# Task prompt
Retype the lines from the first one in the records down to the line containing "const EAB = [524, 600, 544, 485, 455.5, 456]", counting both, and leave out any pictures.

Rows from a dataset of charts and code
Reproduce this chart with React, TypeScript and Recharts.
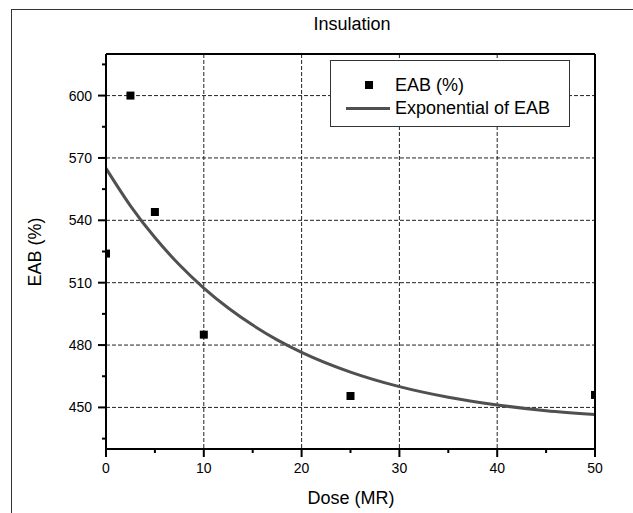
import { ComposedChart, Line, Scatter, XAxis, YAxis, CartesianGrid } from 'recharts'

// measured points
const DOSE = [0, 2.5, 5, 10, 25, 50]
const EAB = [524, 600, 544, 485, 455.5, 456]

// exponential fit
const FIT_DOSE = [0, 2.5, 5, 7.5, 10, 12.5, 15, 17.5, 20, 25, 30, 35, 40, 45, 50]
const FIT_EAB = [565, 547, 531.7, 518.6, 507.4, 497.8, 489.6, 482.5, 476.5, 467, 460, 454.9, 451.2, 448.4, 446.6]

const X_MAJOR = [0, 10, 20, 30, 40, 50]
const X_MINOR = [5, 15, 25, 35, 45]
const Y_MAJOR = [450, 480, 510, 540, 570, 600]
const Y_MINOR = [435, 465, 495, 525, 555, 585, 615]

const FONT = '"Liberation Sans", Arial, sans-serif'

const points = DOSE.map((x, i) => ({ x, y: EAB[i] }))
const fit = FIT_DOSE.map((x, i) => ({ x, y: FIT_EAB[i] }))
const xTicks = [...X_MAJOR, ...X_MINOR].sort((a, b) => a - b)
const yTicks = [...Y_MAJOR, ...Y_MINOR].sort((a, b) => a - b)

const tickText = { fontSize: 14, fill: '#000', fontFamily: FONT }
const axisLine = { stroke: '#000', strokeWidth: 2 }

function BottomTick({ x, y, payload }: any) {
  const major = X_MAJOR.includes(payload.value)
  return (
    <g>
      <line x1={x} y1={y} x2={x} y2={y + (major ? 8 : 4)} stroke="#000" strokeWidth={2} />
      {major && <text x={x} y={y + 24} textAnchor="middle" {...tickText}>{payload.value}</text>}
    </g>
  )
}

function TopTick({ x, y, payload }: any) {
  const major = X_MAJOR.includes(payload.value)
  return <line x1={x} y1={y} x2={x} y2={y - (major ? 8 : 4)} stroke="#000" strokeWidth={2} />
}

function LeftTick({ x, y, payload }: any) {
  const major = Y_MAJOR.includes(payload.value)
  return (
    <g>
      <line x1={x} y1={y} x2={x - (major ? 8 : 4)} y2={y} stroke="#000" strokeWidth={2} />
      {major && <text x={x - 14} y={y + 5} textAnchor="end" {...tickText}>{payload.value}</text>}
    </g>
  )
}

function RightTick({ x, y, payload }: any) {
  const major = Y_MAJOR.includes(payload.value)
  return <line x1={x} y1={y} x2={x + (major ? 8 : 4)} y2={y} stroke="#000" strokeWidth={2} />
}

const Square = ({ cx, cy }: any) => <rect x={cx - 4} y={cy - 4} width={8} height={8} fill="#000" />

const label = { position: 'absolute' as const, fontFamily: FONT, fontSize: 18, lineHeight: '18px', color: '#000', whiteSpace: 'nowrap' as const }

export default function App() {
  return (
    <div style={{ position: 'absolute', left: 0, top: 0, width: 633, height: 513, background: '#fff' }}>
      <div style={{ position: 'absolute', left: 11, top: 9, right: 0, bottom: 0, borderLeft: '1px solid #333', borderTop: '1px solid #333' }} />
      <ComposedChart width={633} height={513} margin={{ top: 0, right: 0, bottom: 0, left: 0 }} style={{ position: 'absolute', left: 0, top: 0 }}>
        <CartesianGrid horizontalValues={Y_MAJOR} verticalValues={[10, 20, 30, 40]} stroke="#222" strokeDasharray="4 2" />
        <XAxis dataKey="x" type="number" domain={[0, 50]} ticks={xTicks} interval={0} allowDataOverflow
          height={64} tickSize={0} tickMargin={0} tickLine={false} axisLine={axisLine} tick={<BottomTick />} />
        <XAxis xAxisId="top" orientation="top" dataKey="x" type="number" domain={[0, 50]} ticks={xTicks} interval={0}
          height={54} tickSize={0} tickMargin={0} tickLine={false} axisLine={axisLine} tick={<TopTick />} />
        <YAxis type="number" domain={[430, 620]} ticks={yTicks} interval={0} allowDataOverflow
          width={106} tickSize={0} tickMargin={0} tickLine={false} axisLine={axisLine} tick={<LeftTick />} />
        <YAxis yAxisId="right" orientation="right" type="number" domain={[430, 620]} ticks={yTicks} interval={0}
          width={38} tickSize={0} tickMargin={0} tickLine={false} axisLine={axisLine} tick={<RightTick />} />
        <Line data={fit} dataKey="y" type="monotone" stroke="#505050" strokeWidth={3} dot={false} isAnimationActive={false} />
        <Scatter data={points} dataKey="y" shape={<Square />} isAnimationActive={false} />
      </ComposedChart>

      <div style={{ ...label, left: 252, top: 14.6, width: 200, textAlign: 'center' }}>Insulation</div>
      <div style={{ ...label, left: 251, top: 488.6, width: 200, textAlign: 'center' }}>Dose (MR)</div>
      <div style={{ ...label, left: -25, top: 243, width: 120, textAlign: 'center', transform: 'rotate(-90deg)' }}>EAB (%)</div>

      <div style={{ position: 'absolute', left: 330, top: 60, width: 240, height: 67, boxSizing: 'border-box', border: '1px solid #333', background: '#fff' }}>
        <div style={{ position: 'absolute', left: 34, top: 19.5, width: 8, height: 8, background: '#000' }} />
        <div style={{ ...label, left: 64, top: 15 }}>EAB (%)</div>
        <div style={{ position: 'absolute', left: 15, top: 45.5, width: 44, height: 3, background: '#505050' }} />
        <div style={{ ...label, left: 64, top: 38 }}>Exponential of EAB</div>
      </div>
    </div>
  )
}
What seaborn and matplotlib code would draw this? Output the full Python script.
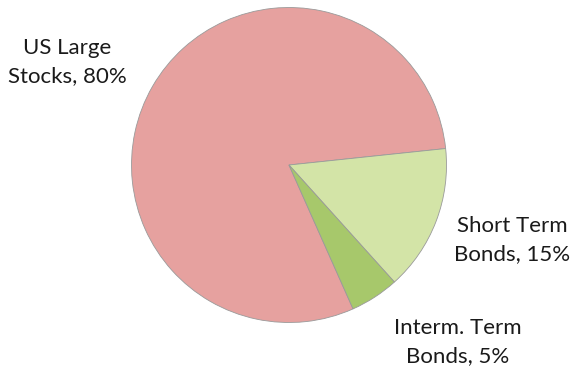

# Completed exercise
Reproduce this chart with React, TypeScript and Recharts.
import { ComposedChart, Line, Scatter, XAxis, YAxis, CartesianGrid } from 'recharts'

// measured points
const DOSE = [0, 2.5, 5, 10, 25, 50]
const EAB = [524, 600, 544, 485, 455.5, 456]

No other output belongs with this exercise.